Write with a single-quoted measurement: INSERT 'bikes' bikes_available=3 Applicable query: SELECT * FROM "\'bikes\'"

Write with an unquoted measurement: INSERT bikes bikes_available=3 Applicable query: SELECT * FROM "bikes"

  • Double quote field values that are strings.

Write: INSERT bikes happiness="level 2" Applicable query: SELECT * FROM "bikes" WHERE "happiness"='level 2'

  • Special characters should be escaped with a backslash and not placed in quotes.

Write: INSERT wacky va\"ue=4 Applicable query: SELECT "va\"ue" FROM "wacky"

For more information , see Line protocol.

Does the precision of the timestamp matter?

Yes.
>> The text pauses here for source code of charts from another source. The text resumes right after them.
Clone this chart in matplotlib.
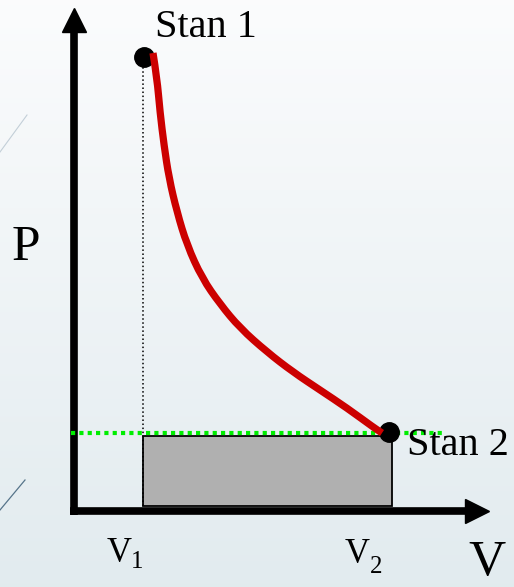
import numpy as np
import matplotlib
matplotlib.use("Agg")
import matplotlib.pyplot as plt
from matplotlib.patches import Rectangle, PathPatch
from matplotlib.path import Path

# isothermal expansion: state 1 -> state 2 (arbitrary units)
curve_v = [1.58, 1.66, 1.72, 1.80, 1.90, 2.06, 2.26, 2.56, 2.92, 3.32,
           3.86, 4.38, 4.92, 5.46, 5.98, 6.16]
curve_p = [9.16, 8.66, 7.98, 7.32, 6.66, 5.98, 5.32, 4.66, 4.14, 3.66,
           3.18, 2.78, 2.42, 2.06, 1.68, 1.56]
state_v = [1.40, 6.30]
state_p = [9.08, 1.58]
state_labels = ["Stan 1", "Stan 2"]
v1, v2 = 1.38, 6.36
p2 = 1.54
axis_labels = ["P", "V"]
tick_labels = ["V", "V"]
tick_subs = ["1", "2"]

serif = "Liberation Serif"


def smooth_path(xs, ys):
    # quadratic bezier through midpoints, read points act as control points
    pts = np.column_stack([xs, ys])
    verts = [pts[0]]
    codes = [Path.MOVETO]
    for i in range(1, len(pts) - 1):
        mid = (pts[i] + pts[i + 1]) / 2
        verts += [pts[i], mid]
        codes += [Path.CURVE3, Path.CURVE3]
    verts.append(pts[-1])
    codes.append(Path.LINETO)
    return Path(verts, codes)


fig = plt.figure(figsize=(5.14, 5.87), dpi=100)
ax = fig.add_axes([0, 0, 1, 1])
xlim = (-1.48, 8.80)
ylim = (-1.52, 10.22)
ax.set_xlim(xlim)
ax.set_ylim(ylim)
ax.axis("off")

# background gradient (light at top, blue-grey at bottom)
grad = np.linspace(0, 1, 256).reshape(-1, 1)
top = np.array([0.985, 0.988, 0.992])
bot = np.array([0.886, 0.922, 0.937])
img = top + (bot - top) * grad[:, :, None]
ax.imshow(img, extent=(*xlim, *ylim), aspect="auto", zorder=0, origin="upper")

# faint decorative strokes on the left
ax.plot([-1.48, -0.94], [7.18, 7.92], color="#c3cfd8", lw=0.8, zorder=1)
ax.plot([-1.48, -0.98], [0.02, 0.62], color="#56748a", lw=0.9, zorder=1)

# axes with arrows
ax.plot([0, 0], [-0.08, 9.6], color="black", lw=5.5, solid_capstyle="butt", zorder=3)
ax.plot([0], [9.82], marker="^", ms=17.5, color="black", zorder=3)
ax.plot([-0.08, 7.9], [0, 0], color="black", lw=5.5, solid_capstyle="butt", zorder=3)
ax.plot([8.06], [0], marker=">", ms=17.0, color="black", zorder=3)

# work area under the curve
ax.add_patch(Rectangle((v1, 0.1), v2 - v1, p2 - 0.14, facecolor="#b0b0b0",
                       edgecolor="black", lw=1.3, zorder=2))
ax.plot([v1, v1], [0.1, state_p[0] - 0.2], color="black", lw=1.1, ls=":", zorder=2)
ax.plot([-0.06, 7.38], [p2 + 0.02, p2 + 0.02], color="#00ee00", lw=3,
        dashes=(1, 1), zorder=4)

# states and process curve
ax.plot(state_v, state_p, "o", color="black", ms=14, zorder=5)
ax.add_patch(PathPatch(smooth_path(curve_v, curve_p), fill=False,
                       edgecolor="#cc0000", lw=5.2, capstyle="butt",
                       joinstyle="round", zorder=6))

ax.text(1.62, 9.48, state_labels[0], family=serif, fontsize=29, ha="left",
        va="baseline", zorder=7)
ax.text(6.66, 1.12, state_labels[1], family=serif, fontsize=29, ha="left",
        va="baseline", zorder=7)

ax.text(-1.24, 5.02, axis_labels[0], family=serif, fontsize=37, ha="left",
        va="baseline", zorder=7)
ax.text(7.88, -1.51, axis_labels[1], family=serif, fontsize=37, ha="left",
        va="bottom", zorder=7)

ax.text(0.66, -1.02, tick_labels[0], family=serif, fontsize=25, ha="left",
        va="baseline", zorder=7)
ax.text(1.14, -1.14, tick_subs[0], family=serif, fontsize=18, ha="left",
        va="baseline", zorder=7)
ax.text(5.42, -1.04, tick_labels[1], family=serif, fontsize=25, ha="left",
        va="baseline", zorder=7)
ax.text(5.92, -1.24, tick_subs[1], family=serif, fontsize=18, ha="left",
        va="baseline", zorder=7)

fig.savefig("out.png", dpi=100)
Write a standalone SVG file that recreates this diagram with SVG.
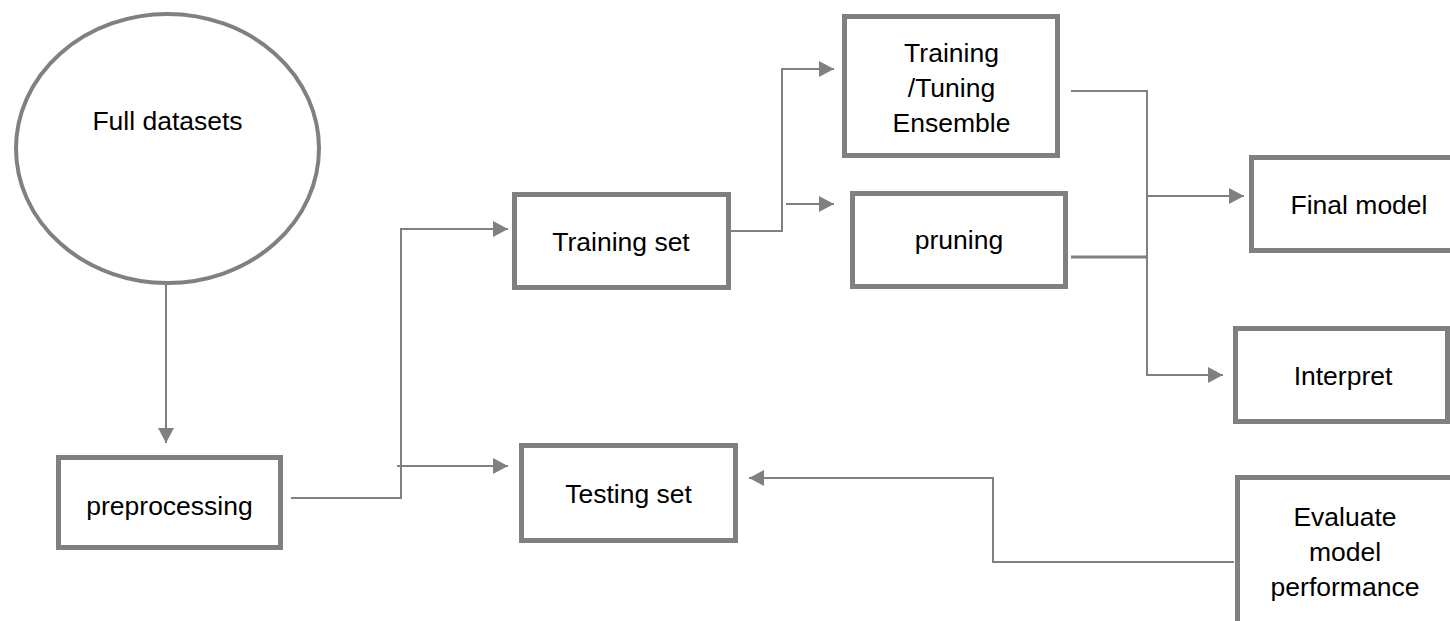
<svg xmlns="http://www.w3.org/2000/svg" width="1450" height="621" viewBox="0 0 1450 621">
<defs>
<style>
.box{fill:#fff;stroke:#808080;stroke-width:5}
.lbl{font-family:"Liberation Sans",Arial,sans-serif;font-size:26.5px;fill:#000;text-anchor:middle}
.conn{fill:none;stroke:#808080;stroke-width:2}
</style>
<marker id="arr" markerUnits="userSpaceOnUse" markerWidth="16" markerHeight="16" refX="15" refY="8" orient="auto">
<path d="M0,0 L15,8 L0,16 z" fill="#808080"/>
</marker>
</defs>
<rect width="1450" height="621" fill="#fff"/>
<g id="connectors">
<path class="conn" d="M166 285 V443" marker-end="url(#arr)"/>
<path class="conn" d="M291 498 H401 V229 H508" marker-end="url(#arr)"/>
<path class="conn" d="M397 466 H508" marker-end="url(#arr)"/>
<path class="conn" d="M731 231 H782 V69 H834" marker-end="url(#arr)"/>
<path class="conn" d="M786 204 H834" marker-end="url(#arr)"/>
<path class="conn" d="M1071 91 H1147 V375 H1223" marker-end="url(#arr)"/>
<path class="conn" d="M1071 257 H1147" style="stroke-width:3"/>
<path class="conn" d="M1147 196 H1244" marker-end="url(#arr)"/>
<path class="conn" d="M1234 562 H993 V478 H749" marker-end="url(#arr)"/>
</g>
<g id="full-datasets">
<ellipse cx="167.5" cy="148.5" rx="151.5" ry="134.5" fill="#fff" stroke="#808080" stroke-width="4"/>
<text class="lbl" x="167.5" y="130">Full datasets</text>
</g>
<g id="preprocessing">
<rect class="box" x="58.5" y="457.5" width="222" height="90"/>
<text class="lbl" x="169.5" y="515">preprocessing</text>
</g>
<g id="training-set">
<rect class="box" x="514.5" y="194.5" width="214" height="93"/>
<text class="lbl" x="621" y="251">Training set</text>
</g>
<g id="testing-set">
<rect class="box" x="521.5" y="445.5" width="214" height="95"/>
<text class="lbl" x="628.5" y="503">Testing set</text>
</g>
<g id="training-tuning">
<rect class="box" x="844.5" y="16.5" width="213" height="139"/>
<text class="lbl" x="951.5" y="62">Training</text>
<text class="lbl" x="951.5" y="97">/Tuning</text>
<text class="lbl" x="951.5" y="132">Ensemble</text>
</g>
<g id="pruning">
<rect class="box" x="852.5" y="193.5" width="213" height="93"/>
<text class="lbl" x="959" y="249">pruning</text>
</g>
<g id="final-model">
<rect class="box" x="1251.5" y="157.5" width="220" height="93"/>
<text class="lbl" x="1359" y="214">Final model</text>
</g>
<g id="interpret">
<rect class="box" x="1235.5" y="328.5" width="212" height="93"/>
<text class="lbl" x="1343" y="385">Interpret</text>
</g>
<g id="evaluate">
<rect class="box" x="1237.5" y="477.5" width="230" height="200"/>
<text class="lbl" x="1345" y="526">Evaluate</text>
<text class="lbl" x="1345" y="561">model</text>
<text class="lbl" x="1345" y="596">performance</text>
</g>
</svg>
To maximize performance, use the coarsest possible timestamp precision when writing data to InfluxDB.

In the following two examples, the first request uses a default precision of nanoseconds while the second example sets the precision to seconds:

  1. curl -i -XPOST "http://localhost:8086/write?db=weather" --data-binary 'temperature,location=1 value=90 1472666050000000000'
  2. curl -i -XPOST "http://localhost:8086/write?db=weather&precision=s" --data-binary 'temperature,location=1 value=90 1472666050'

The tradeoff is that identical points with duplicate timestamps, more likely to occur as precision gets coarser, may overwrite other points.

What are the configuration recommendations and schema guidelines for writing sparse, historical data?

For users who want to write sparse, historical data to InfluxDB, InfluxData recommends:

First, lengthening your retention policy‘s shard group duration to cover several years. The default shard group duration is one week and if your data cover several hundred years – well, that’s a lot of shards! Having an extremely high number of shards is inefficient for InfluxDB. Increase the shard group duration for your data’s retention policy with the ALTER RETENTION POLICY query.

Second, temporarily lowering the cache-snapshot-write-cold-duration configuration setting. If you’re writing a lot of historical data, the default setting (10m) can cause the system to hold all of your data in cache for every shard. Temporarily lowering the cache-snapshot-write-cold-duration setting to 10s while you write the historical data makes the process more efficient.